“High-Stakes Leadership: When Exhaustion Distorts Decisions” - Margarita Aleks, Executive Coach working with founders and C-level leaders
Last Update: Friday, April 3, 2026 : 20:30 (+4GMT)

Exhaustion at the top rarely presents itself in obvious ways. It does not necessarily look like burnout, withdrawal, or a visible drop in performance. More often, it appears as the opposite - sustained activity, faster decisions, and continuous forward movement, which from the outside is often interpreted as resilience or even high performance.
And yet, beneath that surface, something begins to shift, not in effort, but in the way thinking itself is structured.
“What I see most often is not that leaders stop when they are exhausted. It’s that they continue — but their thinking begins to change.”
In fast-moving environments such as Dubai, where growth is accelerated and expectations remain consistently high, leaders are required to operate at a pace that leaves little room for pause. Senior executives spend a significant portion of their time making decisions, often under time pressure and without sufficient space for reflection, which gradually changes not only the volume of decisions being made, but the depth at which they are considered.
Research in cognitive load and decision fatigue suggests that decision quality can decline significantly under sustained mental strain, in some cases by as much as 30–50%, even among highly capable individuals.
What appears as efficiency begins, over time, to reshape how decisions are actually formed.
Leaders do not stop when they are exhausted. In many cases, they continue to perform at a high level of output. However, the quality of their thinking begins to shift, not dramatically, but incrementally, and often without their awareness.
Under sustained pressure, this shift is not incidental. It is structural.
Research in neuroscience shows that under pressure, the brain naturally moves toward faster, more reactive processing, reducing its ability to evaluate complexity and nuance. In practice, this means that leaders may experience a sense of decisiveness, while their thinking becomes narrower, more selective, and less tested.

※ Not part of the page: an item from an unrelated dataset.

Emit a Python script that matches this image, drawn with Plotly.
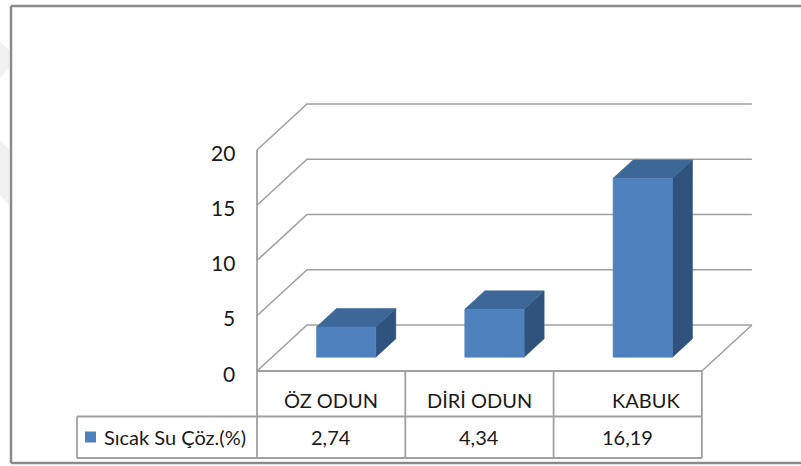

What appears as clarity is often a reduction of complexity. The challenge is that this dynamic is difficult to detect from within.
Because the leader is still performing, still making decisions, and still moving the organization forward, there are few immediate signals that something has changed. The system continues to function, and outcomes may remain acceptable in the short term.
The cost, however, rarely appears immediately. It does not show up as a clear failure or a visible mistake. Instead, it begins to surface more subtly, in a strategic direction that slightly drifts over time, in teams that appear aligned yet are less synchronized in execution, and in decisions that are not wrong, but not entirely right either.
The issue is not effort. It is perception.
At this level, exhaustion does not reduce activity. It changes how reality is interpreted. And once perception shifts, decision quality becomes more vulnerable, not because of a lack of competence, but because the conditions under which thinking takes place have quietly changed.
Which raises a different set of questions.
- Do leaders at the top still have the space to reflect, or only the obligation to respond?
- When speed becomes the dominant mode of operation, what happens to the quality of decisions being made?
In many cases, this does not correct itself naturally, precisely because those closest to the decisions are the least able to observe how their own thinking is evolving under pressure.
This is where structured reflection, external perspective, and deliberate examination of decision-making processes become critical, not as a corrective measure, but as a way to protect the quality of thinking in environments where the cost of misjudgment is significant.
“This is the shift most leaders don’t see - they don’t stop when they are exhausted. They continue, but their thinking is no longer the same.”
Leaders rarely fail because they are exhausted. They fail because they do not see how exhaustion is shaping their thinking.